Críticas

Crítica | O Filho de Saul

Uma das possíveis traduções para o nome hebreu Saul é “conseguido por meio de orações”. Na tradição judaico-cristã, o primeiro rei de Israel, hoje o único Estado de maioria judia do mundo, chama-se assim. O longa-metragem húngaro na disputa pelo Oscar de filme estrangeiro, O Filho de Saul (Saul fia, no original), foca no trágico episódio vivido por esse povo e já bem conhecido do cinema: o holocausto nazista, que vitimou cerca de seis milhões de judeus.

O roteiro de László Nemes e Clara Royer tem como núcleo principal os integrantes dos Sonderkommandos: judeus recrutados entre os recém-chegados aos campos de extermínio, obrigados a ajudar nas tarefas diárias, como empilhar os corpos, limpar a câmara de gás e jogar fora as cinzas.
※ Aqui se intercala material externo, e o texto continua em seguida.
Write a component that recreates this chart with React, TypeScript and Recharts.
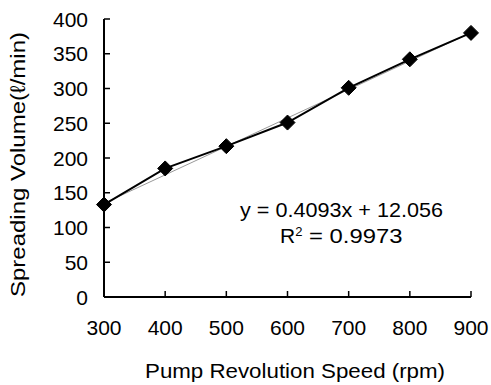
import React from "react";
import { LineChart, Line, XAxis, YAxis, Customized } from "recharts";

const speeds = [300, 400, 500, 600, 700, 800, 900];
const volumes = [133, 185, 217, 251, 301, 342, 380];
const trendX = [300, 900];
const trendY = [134.8, 380.4];
const xTicks = [300, 400, 500, 600, 700, 800, 900];
const yTicks = [0, 50, 100, 150, 200, 250, 300, 350, 400];
const eqLine1 = "y = 0.4093x + 12.056";
const eqLine2Base = "R";
const eqLine2Rest = " = 0.9973";
const xTitle = "Pump Revolution Speed (rpm)";
const yTitle = "Spreading Volume(\u2113/min)";

const data = speeds.map((s, i) => ({ x: s, y: volumes[i] }));
const trend = trendX.map((s, i) => ({ x: s, y: trendY[i] }));

const FONT = "'Liberation Sans', Arial, sans-serif";
const FS = 21;

const Diamond = (props: any) => {
  const { cx, cy } = props;
  if (cx == null || cy == null) return null;
  const r = 7.5;
  return (
    <path
      d={`M${cx},${cy - r} L${cx + r},${cy} L${cx},${cy + r} L${cx - r},${cy} Z`}
      fill="#000"
      stroke="#000"
    />
  );
};

const YTick = (props: any) => {
  const { x, y, payload } = props;
  return (
    <g>
      <line x1={x + 16} x2={x + 22} y1={y} y2={y} stroke="#000" strokeWidth={1.5} />
      <text x={x} y={y} textAnchor="end" dominantBaseline="central" fontFamily={FONT} fontSize={FS} fill="#000">
        {payload.value}
      </text>
    </g>
  );
};

const XTick = (props: any) => {
  const { x, y, payload } = props;
  return (
    <g>
      <line x1={x} x2={x} y1={y} y2={y - 6} stroke="#000" strokeWidth={1.5} />
      <text x={x} y={y + 30} textAnchor="middle" dominantBaseline="central" fontFamily={FONT} fontSize={FS} fill="#000">
        {payload.value}
      </text>
    </g>
  );
};

const Texts = () => (
  <g fontFamily={FONT} fill="#000">
    <text
      x={145}
      y={378}
      fontSize={FS}
      textLength={300}
      lengthAdjust="spacingAndGlyphs"
    >
      {xTitle}
    </text>
    <text
      x={0}
      y={0}
      fontSize={FS}
      textLength={265}
      lengthAdjust="spacingAndGlyphs"
      transform="translate(25 297) rotate(-90)"
    >
      {yTitle}
    </text>
    <text x={240} y={217} fontSize={FS} textLength={203} lengthAdjust="spacingAndGlyphs">
      {eqLine1}
    </text>
    <text x={280} y={243} fontSize={FS}>
      {eqLine2Base}
      <tspan fontSize={13} dy={-7}>2</tspan>
      <tspan dy={7} textLength={100} lengthAdjust="spacingAndGlyphs">{eqLine2Rest}</tspan>
    </text>
  </g>
);

export default function App() {
  return (
    <div style={{ position: "absolute", left: 0, top: 0, background: "#fff" }}>
      <LineChart width={491} height={385} margin={{ top: 19, right: 20, bottom: 0, left: 0 }}>
        <XAxis
          type="number"
          dataKey="x"
          domain={[300, 900]}
          ticks={xTicks}
          allowDuplicatedCategory={false}
          height={88}
          tickSize={0}
          tickMargin={0}
          tick={<XTick />}
          axisLine={{ stroke: "#000", strokeWidth: 2 }}
          tickLine={false}
        />
        <YAxis
          type="number"
          domain={[0, 400]}
          ticks={yTicks}
          width={104}
          tickSize={0}
          tickMargin={16}
          tick={<YTick />}
          axisLine={{ stroke: "#000", strokeWidth: 2 }}
          tickLine={false}
        />
        <Line
          data={trend}
          dataKey="y"
          stroke="#999"
          strokeWidth={1}
          dot={false}
          isAnimationActive={false}
        />
        <Line
          data={data}
          dataKey="y"
          stroke="#000"
          strokeWidth={2}
          dot={<Diamond />}
          isAnimationActive={false}
        />
        <Customized component={Texts} />
      </LineChart>
    </div>
  );
}
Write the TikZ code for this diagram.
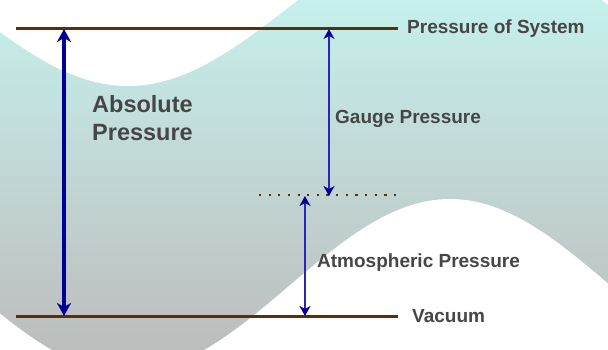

Isso até serem considerados desnecessários e receberem o mesmo fim dos demais.

O modus operandi dos oficiais nazistas é clássico: conduzem as vítimas até as câmaras alegando que eles foram escolhidos para trabalhar e que receberão banho e comida. Enquanto o gás dizima judeus, Saul Ausländer (interpretado por Géza Röhrig) revira as roupas atrás de coisas brilhantes e separa as peças para serem descartadas. Agem feito robôs, como se os gritos fossem amortecidos a cada nova rodada no matadouro.

Saul é chamado de volta à dolorosa realidade quando algo diferente acontece: um garoto sobrevive ao gás. O médico alemão é chamado e o clima fica ainda mais pesado com o que vem depois: ele sufoca o menino até a morte. É um daqueles momentos que dispensam sangue para revirar o estômago. Uma cena que ajuda a dimensionar a crueldade e frieza dos seguidores de Adolf Hitler.

A partir daí, Nemes conta duas histórias simultaneamente. Enquanto acompanhamos a procura de Saul por um rabino que possa realizar os rituais de sepultamento do menino (que ele diz ser seu filho), uma rebelião começa a se formar quando se aproxima a execução dos Sonderkommandos.

A fotografia de Mátyás Erdély segue o protagonista de perto, trabalhando com um campo focal pequeno, sufocado ainda mais pela gravação em janela clássica (4:3). A câmera parece estar sempre na mão e é precisa na movimentação. Dentro dos dormitórios, o amarelo dá o tom, deixando clara a situação precária da instalação. A indiferença ao ambiente é um privilégio apenas dos personagens, pois a edição de som primorosa nos afunda de cabeça no filme de Nemes, que tem nele o seu primeiro longa-metragem. Anteriormente, ele dirigiu e roteirizou três curtas, lançados entre 2007 e 2010 – além de desempenhar outras funções em outros títulos menores. O filme valoriza os planos-sequência e corta com leveza, utilizando-se às vezes de deixas no áudio.

A última cena é poética e mantém a dúvida levantada durante longa. Quando os créditos sobem alguns espectadores podem reclamar das perguntas não respondidas. Porém, as pontas soltas não estragam o longa nem diminuem o desconforto que ele traz. O Filho de Saul não é apenas a reconstituição do que aconteceu em Auschwitz- Birkenau, no dia em 7 de outubro de 1944. É também, ao que me pareceu, a busca de Saul por redenção. Enterrar o garoto com dignidade se torna a oportunidade de se redimir pelos trabalhos prestados, mesmo que forçadamente, aos nazistas.